Any modern-day remake of Jack Gold’s The Medusa Touch would probably skew much younger in its casting
and energy-level, its plot fleshed out by race-against-time set-pieces. If Gold’s
version works significantly better than seems likely, it’s largely because of
its world-weariness and sense of crusty experience, allowing its melodramatic
contrivances to seem like expressions of shared frustration and common anticipation
of doom.
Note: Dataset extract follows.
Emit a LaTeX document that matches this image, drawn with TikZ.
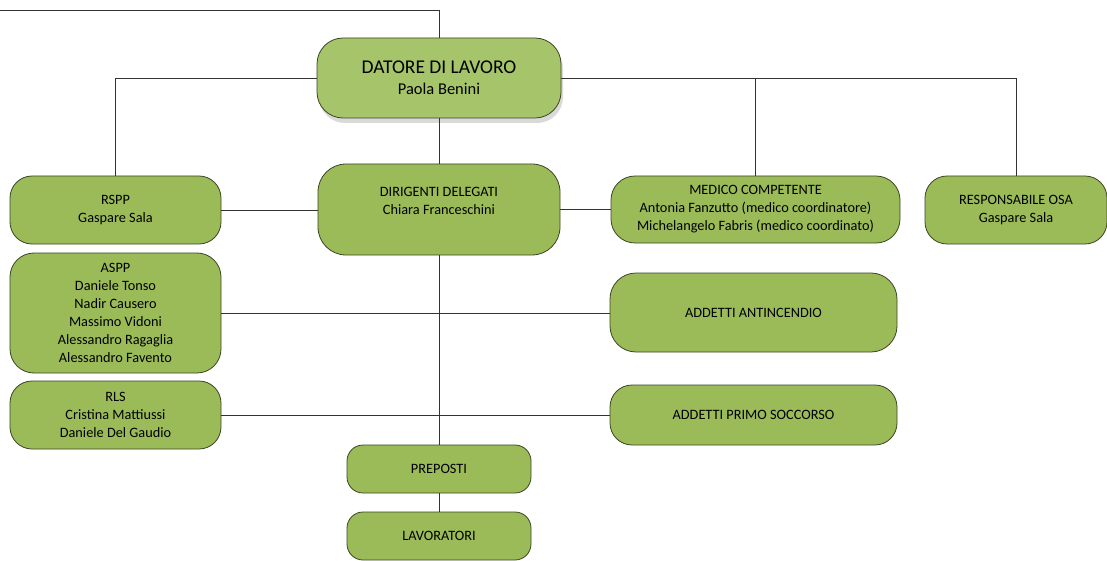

Richard Burton is among the stiffest and intemperate of leading men, so
it works pretty well to cast him as a man driven by those very qualities,
allowed several vituperative rants about societal hypocrisy and the general
mediocrity of people individually and collectively: the premise is that he has
the capacity to destroy at will, from individuals who cross him, to planes that
he pulls from the sky for the hell of it (the retrospective echo of 9/11 is
impossible to shut out), or even beyond that, to tamper with the workings of
manned space probes. Lino Ventura (his presence on the British police force amusingly
attributed to an exchange program with the French) comes in to investigate after
Burton’s Morlar is attacked in his home and left for dead – the film dramatizes
the fruits of his investigation in flashback, interspersed with the growing anxiety
as Morlar clings to life against all odds, his malicious capacities and intents
possibly intact. The extensive use of other establishment actors in small
parts, the alertness to time and place, and the breadth of Morlar’s fury
(encompassing the family, the education system, the law, the church, etc.)
gives the film an unlikely symbolic force, allowing the character to embody
whatever undiagnosed or unaddressed ills are slowly poisoning us. At the risk
of auteur-seeking excess, it’s thus tempting to see the film as a companion piece to
Gold’s sensational The Reckoning,
which dramatizes a very different form of rage-filled triumph over the English establishment.